Phonon Coupled Scattering Caused Ultralow Lattice Thermal Conductivity and Its Role in The Remarkable Thermoelectric Performance of Newly Predicted SiS2 and SiSe2 monolayers

TL;DR

This study predicts that SiS2 and SiSe2 monolayers exhibit ultralow lattice thermal conductivity due to phonon-phonon coupling, leading to high thermoelectric efficiency, making them promising for power generation.

Contribution

It introduces newly predicted 2D SiS2 and SiSe2 monolayers with ultralow thermal conductivity and high thermoelectric performance based on DFT and Boltzmann transport calculations.

Findings

Lattice thermal conductivity (kph) is ultralow in SiS2 and SiSe2 monolayers.

High thermoelectric figure of merit (ZT) of 0.78 and 0.80 at 500K.

p-type doping enhances thermoelectric performance.

Abstract

For high efficiency thermoelectric power conversion not only improvement of materials properties but also prediction and synthesis of new thermoelectric materials is needed. Here we have carried out a systematic investigation on thermoelectric performance of newly predicted two dimensional (2D) semiconducting SiS2 and SiSe2 monolayers of group IVA-VIA family using density functional theory (DFT) and Boltzmann transport equation (BTE). Our computed values of lattice thermal conductivity (kph) are ultralow which result very high thermoelectric figure of merit (ZT) value of 0.78 (0.80) at 500K in SiS2 (SiSe2) monolayer. The ultralow values of kph are attributed to phonon-phonon coupling of acoustic and low frequency optical branches which leads to larger scattering, low group velocity, smaller mean free path and shorter lifetime of phonons.

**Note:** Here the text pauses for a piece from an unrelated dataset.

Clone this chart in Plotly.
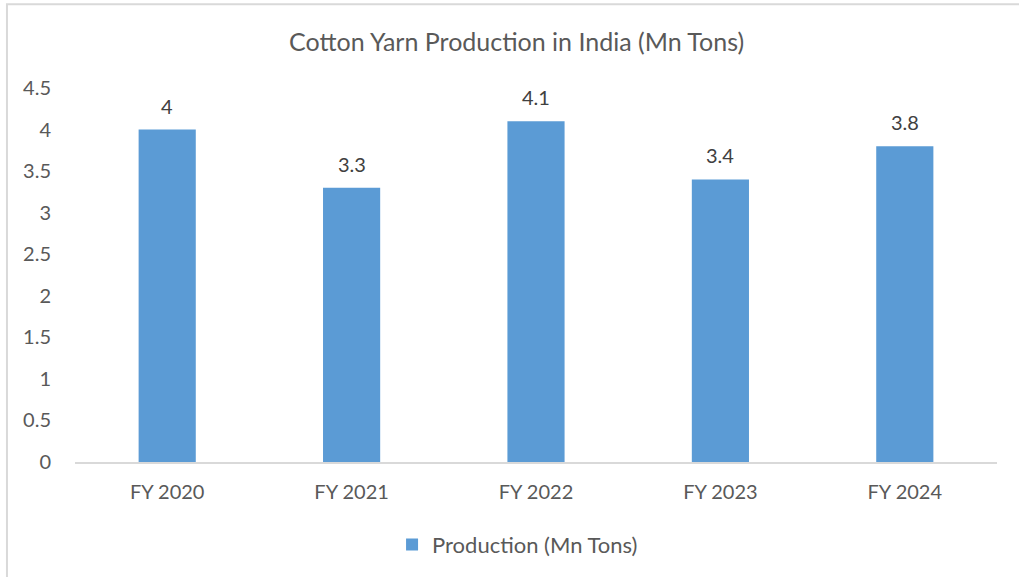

It is also found from our investigation that p-type doping is more effective than n-type doping to get optimal power factor (PF) and ZT. Our theoretical investigation suggests that newly predicted semiconducting SiS2 and SiSe2 monolayers can be very promising thermoelectric materials for fabrication of high efficiency thermoelectric power generator to convert wastage heat into electricity.